Education and Formative Influences
Turner was educated at Louth Grammar School and then at Trinity College, Cambridge, entering in 1827 and moving within the intense, competitive circle of the "Apostles", where intellectual candor and moral earnestness were prized. At Cambridge he wrote and published early verse with Alfred and their friend Frederick Tennyson in Poems by Two Brothers (1827), and he absorbed the habits of Romantic lyric, Anglican devotion, and the new Victorian emphasis on conscience - influences that steered him toward poetry as a discipline of perception, not merely a vehicle for ambition.

Career, Major Works, and Turning Points
His life turned decisively from the prospect of a purely literary career toward the parish and the long duties of a country clergyman. Ordained in the Church of England, he served as vicar of Grasby in Lincolnshire for decades, a post that suited his inwardness and his preference for slow, local authority. In 1836 he married Louisa Sellwood, and on that occasion he adopted the surname "Turner", a personal and social recalibration that also marked his willingness to stand apart from the Tennyson name even while remaining bound to it. His best-known book, Sonnets (1860), and later sequences of devotional and reflective verse show a poet refining a narrow instrument - the sonnet and short lyric - to register memory, pastoral observation, and the ethical textures of ordinary time.

Philosophy, Style, and Themes
Turner wrote as a man for whom vocation was not a thunderclap but a practiced steadiness. The sonnet, with its strict boundaries and room for tonal pivot, became his moral technology: he preferred compression, poised argument, and a final clarifying turn, as if feeling needed form to become trustworthy. His poetry repeatedly tests how private emotion may be made answerable to faith and to the claims of other people - parishioners, family, the dead. In this he differs from Alfred's grander music: Charles tends toward the dimly lit interior, the hedged garden, the church path, where the soul is educated by attention and by restraint.

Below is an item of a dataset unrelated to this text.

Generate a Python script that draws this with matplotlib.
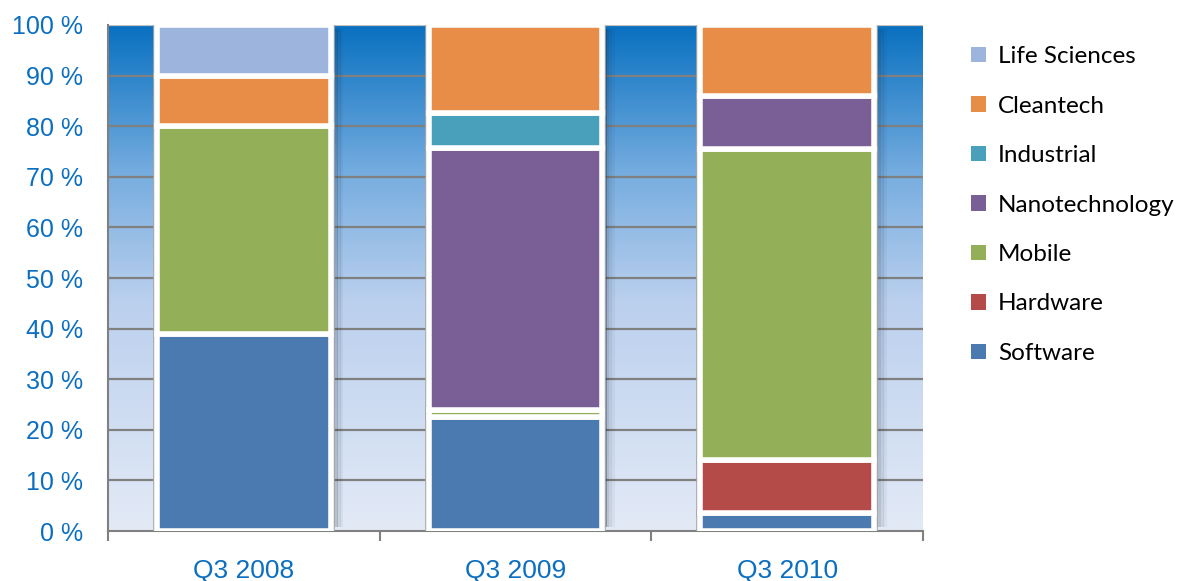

Psychologically, the drama in Turner is often the drama of worthiness - the longing to be equipped for duty while suspecting oneself unequal to it. "Not until he stood at the altar did he achieve a sense of being hale and furnished. It was strange, he thought, that a man would find his surest current in the spot where he felt least worthy". That sentence captures the logic of much of his devotional verse: grace arrives, if it arrives at all, through the very place one feels exposed. Equally characteristic is his sense of life as departure and return, a pattern that Victorian modernity sharpened with railways and accelerating time. "When the whistle blew and the call stretched thin across the night, one had to believe that any journey could be sweet to the soul". Turner is not a "train poet" in subject matter, but he is a poet of leave-taking, of the spiritual acoustics of farewell, and of the hope that motion - whether through grief, doubt, or the years - can be redeemed into meaning.

Legacy and Influence
Turner died on April 25, 1879, in England, having lived largely outside the metropolitan literary machine yet never outside the Victorian struggle to reconcile faith, feeling, and change. His reputation has long been eclipsed by his brother's, but his best sonnets endure as a parallel Victorian achievement: less famous, often quieter, and precisely for that reason revealing. In an age that increasingly rewarded scale and spectacle, Turner modeled a different authority - the authority of the minor key, of crafted brevity, and of a conscience willing to speak without shouting.